Die Schweizerische Belegärzte-Vereinigung (SBV) nimmt die Ausführungen des Bunderates vom 19. Juni 2024 und die teilweise Genehmigung der Tarifwerke zur Kenntnis. Die Tarife müssen laut Art. 43 Abs. 4 sachgerecht und betriebswirtschaftlich bemessen sein. Die Verordnung zum KVG sieht in Art. 59c Abs. 1 lit. c vor, dass ein Wechsel des Tarifmodells keine Mehrkosten zur Folge haben darf. Diese dort statuierte Kostenneutralität entbehrt einer gesetzlichen Grundlage und steht im Widerspruch zu den Vorgaben des Gesetzes bezüglich der Sachgerechtigkeit und der Wirtschaftlichkeit. Es wird eine Herausforderung sein, die Kostenneutralität mit zwei neuen Tarifmodellen sicherzustellen. Da bei den Pauschalen einzelne Kapitel nicht und weitere Kapitel nur teilweise genehmigt worden sind, kann zum heutigen Zeitpunkt keine seriöse Prognose betreffend die Kostenneutralität und die Normierungsfaktoren gemacht werden. Die SBV ist somit nicht in der Lage, eine Einschätzung der Sachgerechtigkeit und Wirtschaftlichkeit vorzunehmen und wartet, bis die Kostenneutralitätskonzepte bereinigt sind.
Die SBV zeigt sich aber enttäuscht, dass die Vorbehalte betreffend Transparenz vom Bundesrat nicht gehört worden sind.
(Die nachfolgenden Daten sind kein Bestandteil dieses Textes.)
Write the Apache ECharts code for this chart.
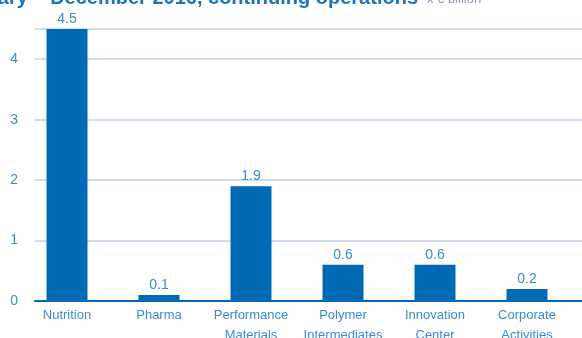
<!DOCTYPE html>
<html><head><meta charset="utf-8">
<script src="https://cdn.jsdelivr.net/npm/echarts@6/dist/echarts.min.js"></script>
<style>html,body{margin:0;padding:0;background:#fff}#c{width:582px;height:338px}</style>
</head><body><div id="c"></div>
<script>
var categories = ['Nutrition', 'Pharma', 'Performance\nMaterials', 'Polymer\nIntermediates', 'Innovation\nCenter', 'Corporate\nActivities'];
var values = [4.5, 0.1, 1.9, 0.6, 0.6, 0.2];
var yTicks = [0, 1, 2, 3, 4];
var titleText = 'Sales January – December 2016, continuing operations';
var unitText = 'x € billion';

var blue = '#006ab4';
var labelBlue = '#3d8bd0';
var chart = echarts.init(document.getElementById('c'), null, {renderer: 'canvas'});
chart.setOption({
  animation: false,
  textStyle: {fontFamily: 'Liberation Sans'},
  grid: [
    {left: 21, right: 9, top: 29, bottom: 37, containLabel: false, outerBoundsMode: 'none'},
    {left: 35, right: -20, top: 29, bottom: 37, containLabel: false, outerBoundsMode: 'none'}
  ],
  graphic: [
    {type: 'text', right: 164, top: -12, style: {text: titleText, fill: '#1a74bd', font: 'bold 20px "Liberation Sans"', textAlign: 'right'}},
    {type: 'text', left: 427, top: -7, style: {text: unitText, fill: '#8a9bb0', font: '13px "Liberation Sans"'}}
  ],
  xAxis: [
    {type: 'category', gridIndex: 0, data: categories, axisLine: {show: false}, axisTick: {show: false},
     axisLabel: {color: labelBlue, fontSize: 13, lineHeight: 20, margin: 4, interval: 0}},
    {type: 'category', gridIndex: 1, data: [''], axisLine: {show: true, lineStyle: {color: blue, width: 2}}, axisTick: {show: false}, axisLabel: {show: false}}
  ],
  yAxis: [
    {type: 'value', gridIndex: 0, min: 0, max: 4.5, show: false, splitLine: {show: false}},
    {type: 'value', gridIndex: 1, min: 0, max: 4.5, interval: 1, axisLine: {show: false}, axisTick: {show: false},
     axisLabel: {color: labelBlue, fontSize: 14, margin: 17, formatter: function (v) { return yTicks.indexOf(v) >= 0 ? String(v) : ''; }},
     splitLine: {lineStyle: {color: '#cfdcef', width: 2}}}
  ],
  series: [{
    type: 'bar', xAxisIndex: 0, yAxisIndex: 0, data: values, barWidth: 41,
    itemStyle: {color: blue},
    label: {show: true, position: 'top', color: labelBlue, fontSize: 14, distance: 3, formatter: function (p) { return p.value.toFixed(1); }},
    z: 5
  }]
});
</script></body></html>
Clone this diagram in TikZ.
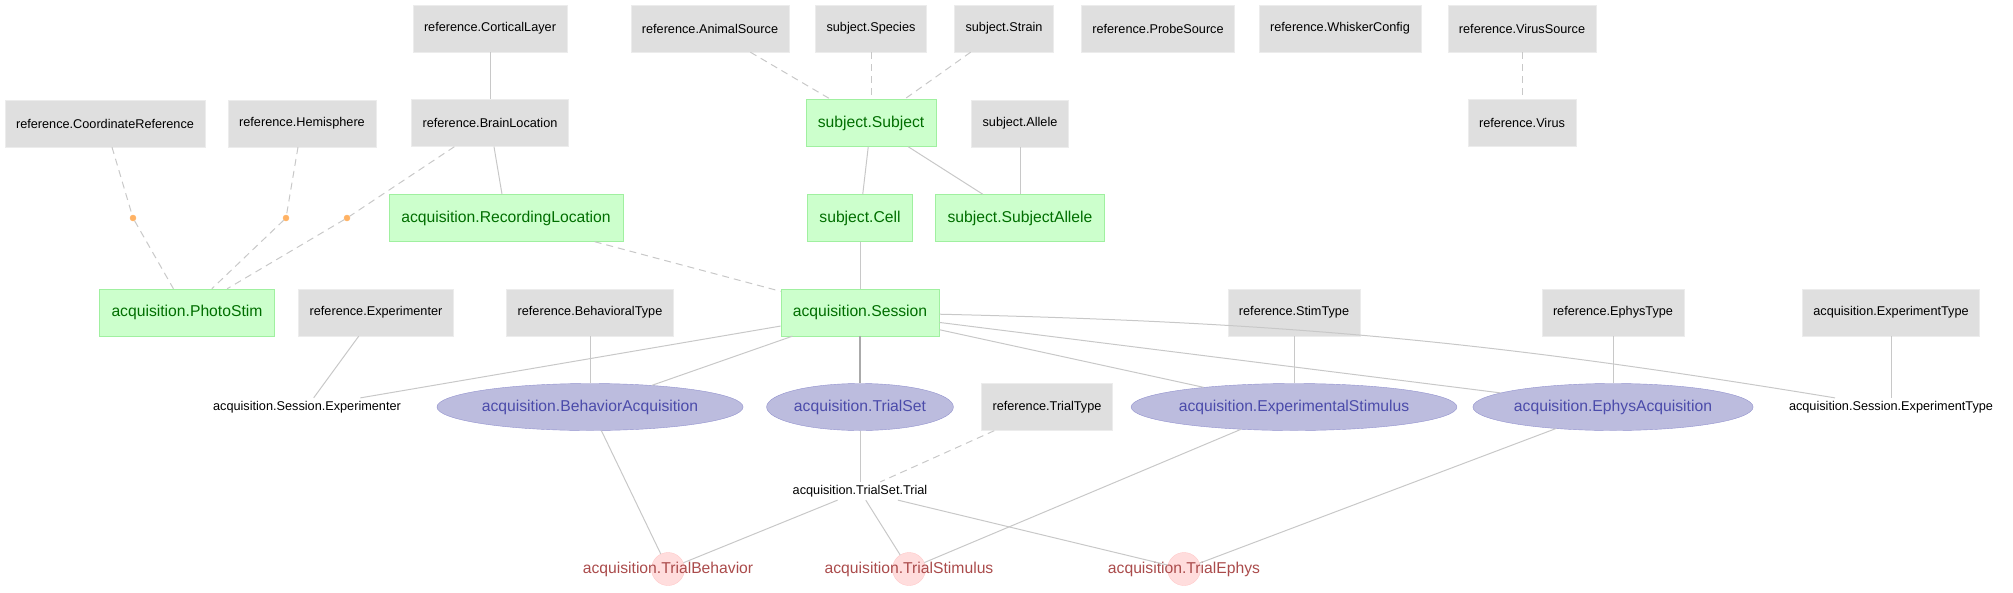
\documentclass[tikz,border=0pt]{standalone}
\usepackage{fontspec}
\setmainfont{Liberation Sans}
\usepackage{tikz}
\usetikzlibrary{shapes.geometric}
\definecolor{lookupfill}{RGB}{223,223,223}
\definecolor{manualfill}{RGB}{204,255,204}
\definecolor{manualline}{RGB}{160,240,160}
\definecolor{manualtext}{RGB}{0,110,0}
\definecolor{importfill}{RGB}{188,188,222}
\definecolor{importline}{RGB}{145,145,205}
\definecolor{importtext}{RGB}{75,75,170}
\definecolor{compfill}{RGB}{255,221,221}
\definecolor{compline}{RGB}{255,200,200}
\definecolor{comptext}{RGB}{170,75,75}
\definecolor{aliasdot}{RGB}{255,178,100}
\definecolor{linkgray}{RGB}{200,200,200}

\begin{document}
\begin{tikzpicture}[x=1pt, y=-1pt, node distance=94.5pt,
  lookup/.style = {fill=lookupfill, draw=lookupfill!60!white, font=\fontsize{12.7}{14}\selectfont, minimum height=47pt, inner xsep=11pt},
  manual/.style = {fill=manualfill, draw=manualline, text=manualtext, font=\fontsize{15.7}{17}\selectfont, minimum height=47pt, inner xsep=12pt},
  imported/.style = {ellipse, fill=importfill, draw=importline, text=importtext, font=\fontsize{15.7}{17}\selectfont, minimum height=47pt, inner xsep=0pt},
  computed/.style = {circle, fill=compfill, draw=compline, minimum size=33pt, inner sep=0pt},
  ctext/.style = {text=comptext, font=\fontsize{15.7}{17}\selectfont},
  part/.style = {font=\fontsize{12.7}{14}\selectfont, inner sep=3pt},
  alias/.style = {circle, fill=aliasdot, draw=aliasdot, minimum size=6pt, inner sep=0pt},
  link/.style = {draw=linkgray, line width=1pt},
  sec/.style = {link, dash pattern=on 7pt off 5pt},
  idlink/.style = {draw=linkgray!85!black, line width=2pt}]
\useasboundingbox (0,0) rectangle (2013,592);
\node[lookup] (cortical) at (490,28.5) {reference.CorticalLayer};
\node[lookup] (animalsrc) at (710,28.5) {reference.AnimalSource};
\node[lookup] (species) at (871,28.5) {subject.Species};
\node[lookup] (strain) at (1004,28.5) {subject.Strain};
\node[lookup] (probesrc) at (1158,28.5) {reference.ProbeSource};
\node[lookup] (whisker) at (1340,28.5) {reference.WhiskerConfig};
\node[lookup] (virussrc) at (1522,28.5) {reference.VirusSource};
\node[lookup] (coordref) at (105,123.5) {reference.CoordinateReference};
\node[lookup] (hemi) at (302,123.5) {reference.Hemisphere};
\node[lookup] (brainloc) [below of=cortical] {reference.BrainLocation};
\node[manual] (subject) [below of=species] {subject.Subject};
\node[lookup] (allele) at (1020,123.5) {subject.Allele};
\node[lookup] (virus) [below of=virussrc] {reference.Virus};
\node[alias] (d1) at (133,218) {};
\node[alias] (d2) at (286,218) {};
\node[alias] (d3) at (347,218) {};
\node[manual] (recloc) at (506,218) {acquisition.RecordingLocation};
\node[manual] (cell) at (860,218) {subject.Cell};
\node[manual] (subjallele) [below of=allele] {subject.SubjectAllele};
\node[manual] (photostim) at (187,312.5) {acquisition.PhotoStim};
\node[lookup] (experimenter) at (376,312.5) {reference.Experimenter};
\node[lookup] (behtype) at (590,312.5) {reference.BehavioralType};
\node[manual] (session) [below of=cell] {acquisition.Session};
\node[lookup] (stimtype) at (1294,312.5) {reference.StimType};
\node[lookup] (ephystype) at (1613,312.5) {reference.EphysType};
\node[lookup] (exptype) at (1891,312.5) {acquisition.ExperimentType};
\node[part] (sessexp) at (307,407) {acquisition.Session.Experimenter};
\node[imported] (behacq) [below of=behtype] {acquisition.BehaviorAcquisition};
\node[imported] (trialset) [below of=session] {acquisition.TrialSet};
\node[lookup] (trialtype) at (1047,407) {reference.TrialType};
\node[imported] (expstim) [below of=stimtype] {acquisition.ExperimentalStimulus};
\node[imported] (ephysacq) [below of=ephystype] {acquisition.EphysAcquisition};
\node[part] (sessexptype) [below of=exptype] {acquisition.Session.ExperimentType};
\node[part] (trial) at (860,491) {acquisition.TrialSet.Trial};
\node[computed, label={[ctext]center:acquisition.TrialBehavior}] (trialbeh) at (668,569) {};
\node[computed, label={[ctext]center:acquisition.TrialStimulus}] (trialstim) at (909,569) {};
\node[computed, label={[ctext]center:acquisition.TrialEphys}] (trialephys) at (1184,569) {};
\draw[link] (cortical) -- (brainloc);
\draw[link] (brainloc) -- (recloc);
\draw[sec] (animalsrc) -- (subject);
\draw[sec] (species) -- (subject);
\draw[sec] (strain) -- (subject);
\draw[sec] (virussrc) -- (virus);
\draw[link] (subject) -- (cell);
\draw[link] (subject) -- (subjallele);
\draw[link] (allele) -- (subjallele);
\draw[sec] (coordref) -- (d1) -- (photostim);
\draw[sec] (hemi) -- (d2) -- (photostim);
\draw[sec] (brainloc) -- (d3) -- (photostim);
\draw[sec] (recloc) -- (session);
\draw[link] (cell) -- (session);
\draw[link] (experimenter) -- (sessexp);
\draw[link] (session) -- (sessexp);
\draw[link] (behtype) -- (behacq);
\draw[link] (session) -- (behacq);
\draw[idlink] (session) -- (trialset);
\draw[link] (session) -- (expstim);
\draw[link] (session) -- (ephysacq);
\draw[link] (session) to[bend left=4] (sessexptype);
\draw[link] (stimtype) -- (expstim);
\draw[link] (ephystype) -- (ephysacq);
\draw[link] (exptype) -- (sessexptype);
\draw[link] (trialset) -- (trial);
\draw[sec] (trialtype) -- (trial);
\draw[link] (trial) -- (trialbeh);
\draw[link] (trial) -- (trialstim);
\draw[link] (trial) -- (trialephys);
\draw[link] (behacq) -- (trialbeh);
\draw[link] (expstim) -- (trialstim);
\draw[link] (ephysacq) -- (trialephys);
\end{tikzpicture}
\end{document}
Zwar verpflichtet der Bundesrat die Tarifpartner in der Ziff. 2.3.5.2 des Entscheids, die Jahresarbeitszeit und das Referenzeinkommen bei TARDOC zu evaluieren. Beim Pauschaltarif fehlt jede Vorgabe zum Arzteinkommen. Der Datenspiegel der Pauschalen verfügt nicht über die nötige Granularität, um die Arztanteile auszuweisen. Es ist für die SBV nicht nachvollziehbar, weshalb der Bundesrat bei der Genehmigung ungleiche Massstäbe an den Tag legt. Die SBV fordert die Tarifpartner dazu auf, die Kostendaten so zu erheben, dass die alle Arztanteile ausgewiesen sind. Hier ist insbesondere H+ gefordert. Die Belegärzte sind in ihren Honorarverhandlungen – anders als angestellte Ärzte der öffentlichen Spitäler – keinen kantonalen Lohnklassen unterstellt. Die Spitäler kennen ihre Kostenstrukturen jeweils und haben dadurch einen Wissensvorsprung in Verhandlungen. Ein brauchbarer Datenspiegel beseitigt ihn und macht den Weg frei für faire Verhandlungen.
Die SBV geht aufgrund der Kostenneutralität davon aus, dass die Tarife – egal ob TARDOC oder Pauschalen – nicht kostendeckend sein werden: Es braucht wenig mathematisches Verständnis, um nachvollziehen zu können, dass es bei Wahrung der Kostenneutralität unmöglich ist, eine Unterdeckung von bis zu 30 % im spitalambulanten Bereich zu beheben und gleichzeitig eine Besserstellung der Grundversorgung zu erreichen. Die SBV möchte deshalb von Kostenträgerseite, Politik und Verwaltung wissen, wie mit der Tatsache umgegangen wird, dass die Tarife nach wie vor nicht kostendeckend sind. Wird erwartet, dass die Leistungserbringer auf einen Teil ihres Einkommens, das als Referenzeinkommen vorgesehen wäre, verzichten?